Au cours de son second mandat, il interpelle publiquement Agnès Buzyn, lui demandant si elle aura le courage de Simone Veil. Il voit l’Espagne, l’Autriche bouger, le Portugal plus récemment. Pas la France. « Même les cours suprêmes en Allemagne et en Italie ont dépénalisé le suicide assisté. »

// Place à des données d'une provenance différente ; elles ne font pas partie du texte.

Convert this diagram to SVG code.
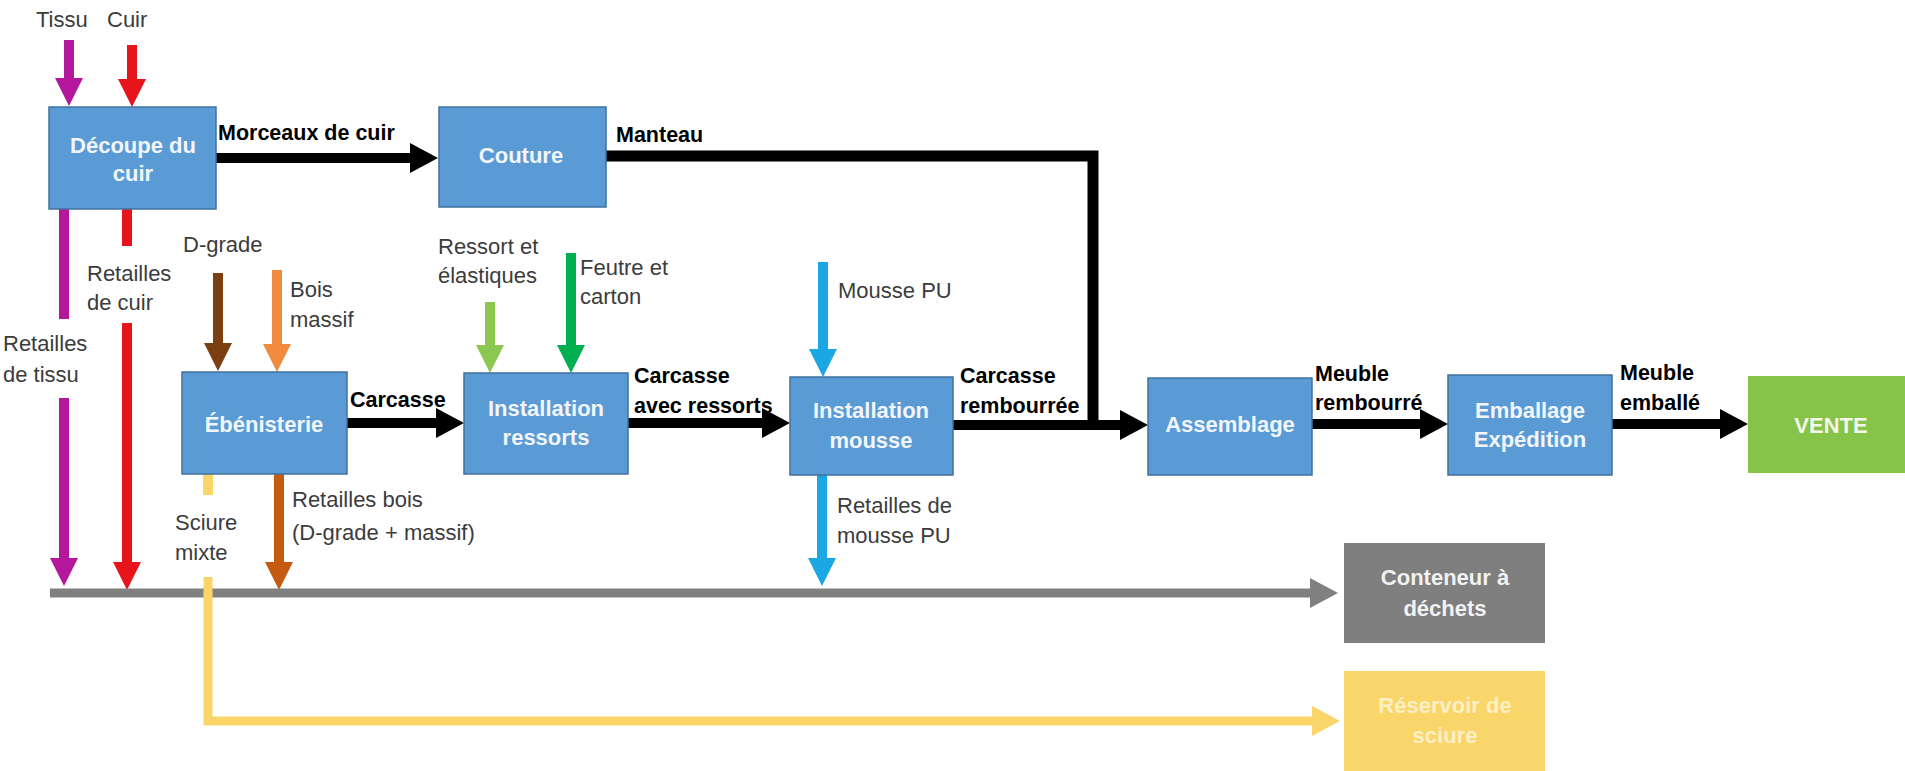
<svg xmlns="http://www.w3.org/2000/svg" width="1905" height="771" viewBox="0 0 1905 771">
<defs>
<style>
.box{fill:#5B9BD5;stroke:#41719C;stroke-width:1.5}
.bt{font-family:"Liberation Sans",Arial,sans-serif;font-weight:bold;font-size:22px;fill:#F2F6FC;text-anchor:middle}
.lbl{font-family:"Liberation Sans",Arial,sans-serif;font-size:22px;fill:#3C3C3C}
.bl{font-family:"Liberation Sans",Arial,sans-serif;font-weight:bold;font-size:21.5px;fill:#000}
.blk{stroke:#000;stroke-width:10;fill:none}
.v{stroke-width:10;fill:none}
</style>
<marker id="mBlack" markerUnits="userSpaceOnUse" markerWidth="28" markerHeight="30" refX="0" refY="15" orient="auto"><path d="M0,0 L28,15 L0,30 z" fill="#000"/></marker>
<marker id="mPurple" markerUnits="userSpaceOnUse" markerWidth="28" markerHeight="28" refX="0" refY="14" orient="auto"><path d="M0,0 L28,14 L0,28 z" fill="#B4169C"/></marker>
<marker id="mRed" markerUnits="userSpaceOnUse" markerWidth="28" markerHeight="28" refX="0" refY="14" orient="auto"><path d="M0,0 L28,14 L0,28 z" fill="#E8141B"/></marker>
<marker id="mBrown" markerUnits="userSpaceOnUse" markerWidth="28" markerHeight="28" refX="0" refY="14" orient="auto"><path d="M0,0 L28,14 L0,28 z" fill="#7B3F12"/></marker>
<marker id="mOrange" markerUnits="userSpaceOnUse" markerWidth="28" markerHeight="28" refX="0" refY="14" orient="auto"><path d="M0,0 L28,14 L0,28 z" fill="#F08A3C"/></marker>
<marker id="mRust" markerUnits="userSpaceOnUse" markerWidth="28" markerHeight="28" refX="0" refY="14" orient="auto"><path d="M0,0 L28,14 L0,28 z" fill="#C55A11"/></marker>
<marker id="mLgreen" markerUnits="userSpaceOnUse" markerWidth="28" markerHeight="28" refX="0" refY="14" orient="auto"><path d="M0,0 L28,14 L0,28 z" fill="#8CC751"/></marker>
<marker id="mGreen" markerUnits="userSpaceOnUse" markerWidth="28" markerHeight="28" refX="0" refY="14" orient="auto"><path d="M0,0 L28,14 L0,28 z" fill="#00B050"/></marker>
<marker id="mBlue" markerUnits="userSpaceOnUse" markerWidth="28" markerHeight="28" refX="0" refY="14" orient="auto"><path d="M0,0 L28,14 L0,28 z" fill="#1AA7E3"/></marker>
<marker id="mGray" markerUnits="userSpaceOnUse" markerWidth="28" markerHeight="30" refX="0" refY="15" orient="auto"><path d="M0,0 L28,15 L0,30 z" fill="#808080"/></marker>
<marker id="mYellow" markerUnits="userSpaceOnUse" markerWidth="28" markerHeight="30" refX="0" refY="15" orient="auto"><path d="M0,0 L28,15 L0,30 z" fill="#FAD56A"/></marker>
</defs>
<rect width="1905" height="771" fill="#fff"/>

<g id="connectors">
  <!-- inputs -->
  <line class="v" stroke="#B4169C" x1="69" y1="40" x2="69" y2="78" marker-end="url(#mPurple)"/>
  <line class="v" stroke="#E8141B" x1="132" y1="45" x2="132" y2="79" marker-end="url(#mRed)"/>
  <!-- waste from cutting -->
  <line class="v" stroke="#B4169C" x1="64" y1="209" x2="64" y2="319"/>
  <line class="v" stroke="#B4169C" x1="64" y1="398" x2="64" y2="558" marker-end="url(#mPurple)"/>
  <line class="v" stroke="#E8141B" x1="127" y1="209" x2="127" y2="246"/>
  <line class="v" stroke="#E8141B" x1="127" y1="323" x2="127" y2="562" marker-end="url(#mRed)"/>
  <!-- wood inputs -->
  <line class="v" stroke="#7B3F12" x1="218" y1="273" x2="218" y2="343" marker-end="url(#mBrown)"/>
  <line class="v" stroke="#F08A3C" x1="277" y1="270" x2="277" y2="344" marker-end="url(#mOrange)"/>
  <line class="v" stroke="#C55A11" x1="279" y1="474" x2="279" y2="562" marker-end="url(#mRust)"/>
  <!-- springs inputs -->
  <line class="v" stroke="#8CC751" x1="490" y1="302" x2="490" y2="345" marker-end="url(#mLgreen)"/>
  <line class="v" stroke="#00B050" x1="571" y1="253" x2="571" y2="345" marker-end="url(#mGreen)"/>
  <!-- foam -->
  <line class="v" stroke="#1AA7E3" x1="823" y1="262" x2="823" y2="349" marker-end="url(#mBlue)"/>
  <line class="v" stroke="#1AA7E3" x1="822" y1="475" x2="822" y2="558" marker-end="url(#mBlue)"/>
  <!-- waste line -->
  <line stroke="#808080" stroke-width="9" x1="50" y1="593" x2="1310" y2="593" marker-end="url(#mGray)"/>
  <!-- sawdust -->
  <line class="v" stroke="#FAD56A" stroke-width="9" x1="208" y1="474" x2="208" y2="495"/>
  <polyline stroke="#FAD56A" stroke-width="9" fill="none" points="208,577 208,721 1312,721" marker-end="url(#mYellow)"/>
  <!-- main flow -->
  <line class="blk" x1="216" y1="158" x2="410" y2="158" marker-end="url(#mBlack)"/>
  <polyline stroke="#000" stroke-width="11" fill="none" stroke-linejoin="miter" points="606,156 1093,156 1093,430"/>
  <line class="blk" x1="347" y1="423" x2="436" y2="423" marker-end="url(#mBlack)"/>
  <line class="blk" x1="628" y1="423" x2="762" y2="423" marker-end="url(#mBlack)"/>
  <line class="blk" x1="953" y1="425" x2="1120" y2="425" marker-end="url(#mBlack)"/>
  <line class="blk" x1="1312" y1="424" x2="1420" y2="424" marker-end="url(#mBlack)"/>
  <line class="blk" x1="1612" y1="424" x2="1720" y2="424" marker-end="url(#mBlack)"/>
</g>

<g id="edge-labels">
  <text class="lbl" x="36" y="27">Tissu</text>
  <text class="lbl" x="107" y="27">Cuir</text>
  <text class="lbl" x="87" y="281">Retailles</text>
  <text class="lbl" x="87" y="310">de cuir</text>
  <text class="lbl" x="3" y="351">Retailles</text>
  <text class="lbl" x="3" y="382">de tissu</text>
  <text class="lbl" x="183" y="252">D-grade</text>
  <text class="lbl" x="290" y="297">Bois</text>
  <text class="lbl" x="290" y="327">massif</text>
  <text class="lbl" x="438" y="254">Ressort et</text>
  <text class="lbl" x="438" y="283">élastiques</text>
  <text class="lbl" x="580" y="275">Feutre et</text>
  <text class="lbl" x="580" y="304">carton</text>
  <text class="lbl" x="838" y="298">Mousse PU</text>
  <text class="lbl" x="837" y="513">Retailles de</text>
  <text class="lbl" x="837" y="543">mousse PU</text>
  <text class="lbl" x="175" y="530">Sciure</text>
  <text class="lbl" x="175" y="560">mixte</text>
  <text class="lbl" x="292" y="507">Retailles bois</text>
  <text class="lbl" x="292" y="540">(D-grade + massif)</text>
  <text class="bl" x="218" y="140">Morceaux de cuir</text>
  <text class="bl" x="616" y="142">Manteau</text>
  <text class="bl" x="350" y="407">Carcasse</text>
  <text class="bl" x="634" y="383">Carcasse</text>
  <text class="bl" x="634" y="413">avec ressorts</text>
  <text class="bl" x="960" y="383">Carcasse</text>
  <text class="bl" x="960" y="413">rembourrée</text>
  <text class="bl" x="1315" y="381">Meuble</text>
  <text class="bl" x="1315" y="410">rembourré</text>
  <text class="bl" x="1620" y="380">Meuble</text>
  <text class="bl" x="1620" y="410">emballé</text>
</g>

<g id="decoupe">
  <rect class="box" x="49" y="107" width="167" height="102"/>
  <text class="bt" x="133" y="153">Découpe du</text>
  <text class="bt" x="133" y="181">cuir</text>
</g>
<g id="couture">
  <rect class="box" x="439" y="107" width="167" height="100"/>
  <text class="bt" x="521" y="163">Couture</text>
</g>
<g id="ebenisterie">
  <rect class="box" x="182" y="372" width="165" height="102"/>
  <text class="bt" x="264" y="432">Ébénisterie</text>
</g>
<g id="installation-ressorts">
  <rect class="box" x="464" y="373" width="164" height="101"/>
  <text class="bt" x="546" y="416">Installation</text>
  <text class="bt" x="546" y="445">ressorts</text>
</g>
<g id="installation-mousse">
  <rect class="box" x="790" y="377" width="163" height="98"/>
  <text class="bt" x="871" y="418">Installation</text>
  <text class="bt" x="871" y="448">mousse</text>
</g>
<g id="assemblage">
  <rect class="box" x="1148" y="378" width="164" height="97"/>
  <text class="bt" x="1230" y="432">Assemblage</text>
</g>
<g id="emballage">
  <rect class="box" x="1448" y="375" width="164" height="100"/>
  <text class="bt" x="1530" y="418">Emballage</text>
  <text class="bt" x="1530" y="447">Expédition</text>
</g>
<g id="vente">
  <rect x="1748" y="376" width="157" height="97" fill="#86C349"/>
  <text class="bt" x="1831" y="433" fill="#F2F8EA" style="fill:#F2F8EA">VENTE</text>
</g>
<g id="conteneur">
  <rect x="1344" y="543" width="201" height="100" fill="#7F7F7F"/>
  <text class="bt" x="1445" y="585" style="fill:#F2F2F2">Conteneur à</text>
  <text class="bt" x="1445" y="616" style="fill:#F2F2F2">déchets</text>
</g>
<g id="reservoir">
  <rect x="1344" y="671" width="201" height="100" fill="#FAD56A"/>
  <text class="bt" x="1445" y="713" style="fill:#FDF0C4">Réservoir de</text>
  <text class="bt" x="1445" y="743" style="fill:#FDF0C4">sciure</text>
</g>
</svg>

Un premier tournant – politique – interviendra à son initiative le 8 avril 2021. Exploitant la niche parlementaire de son groupe, il impose le débat à l’Assemblée et parvient à y remporter une victoire symbolique. Sa proposition de loi accordant aux personnes souffrant d’une pathologie incurable une « assistance médicalisée » pour mourir « par une aide active », butant sur une obstruction féroce, n’est pas votée mais le premier amendement, celui contenant l’essence du texte si, obtenant 83 % de votes pour. « C’est un marqueur politique fort, il montre que l’Assemblée nationale est favorable à l’ouverture de ce droit. »

 

Deux autres tournants vont enfoncer le clou : l’un, scientifique (l’avis du Comité consultatif national d’éthique ouvrant en 2022 la voie à une « aide active à mourir ») et l’autre, citoyen (les conclusions de la Convention citoyenne, en 2023). Falorni s’applique à maintenir la pression, cosignant une tribune avec Line Renaud appelant à sortir la France de « l’hypocrisie », il relaie la parole d’Élisabeth Badinter assurant que son mari aurait soutenu le projet de loi. Il reste profondément marqué par le tête-à-tête, le 10 novembre 2021, au domicile de l’ex-garde des Sceaux. « Un des plus grands moments de ma vie politique. » Celui-ci avait sa proposition de loi sur le bureau, surlignée. La figure tutélaire l’avait rassuré.

 

Ce chemin a bien dû coûter quelques sacrifices et critiques. « C’est un combat opportuniste et faussement courageux. La très grande majorité des Français sont pour. Il ne prend pas de risque en embrassant cette cause », tacle un ancien soutien. « Si ce combat était si facile, nous ne serions pas là en 2024 à en débattre », réplique le député.

 

Lui s’en défend mais beaucoup sont convaincus que son ralliement à un groupe de la majorité ainsi que son silence sur la réforme de la retraite visaient à le mener à ce 27 mai. « Il joue un double jeu », pestait un syndicaliste de la CFDT lors d’une manifestation devant sa permanence en mars 2023. « Il veut une loi sur la fin de vie – certes honorable – qui portera son nom mais au prix de grands écarts qui ne font pas honneur à la politique. » Lui l’assure : aucun pacte de non-agression n’a jamais été passé avec le gouvernement ou avec le président de la République. Et s’il s’est tu à l’époque sur la réforme des retraites, c’était davantage par solidarité avec ses collègues.

 

Si jamais il y a loi, elle ne portera aucun nom, Emmanuel Macron ne voulant pas personnifier les textes votés sous sa mandature. Pierrette Allain, ancienne colistière et ancienne déléguée départementale de l’ADMD, en est convaincue : « Elle ne portera pas son nom mais on se souviendra que c’est lui qui la portait. » Une loi Falorni consacrant son engagement sur un tel sujet de société, probable qu’il en ait rêvé – au moins une ou deux fois en se rasant. Mais ça, il ne l’avouera jamais.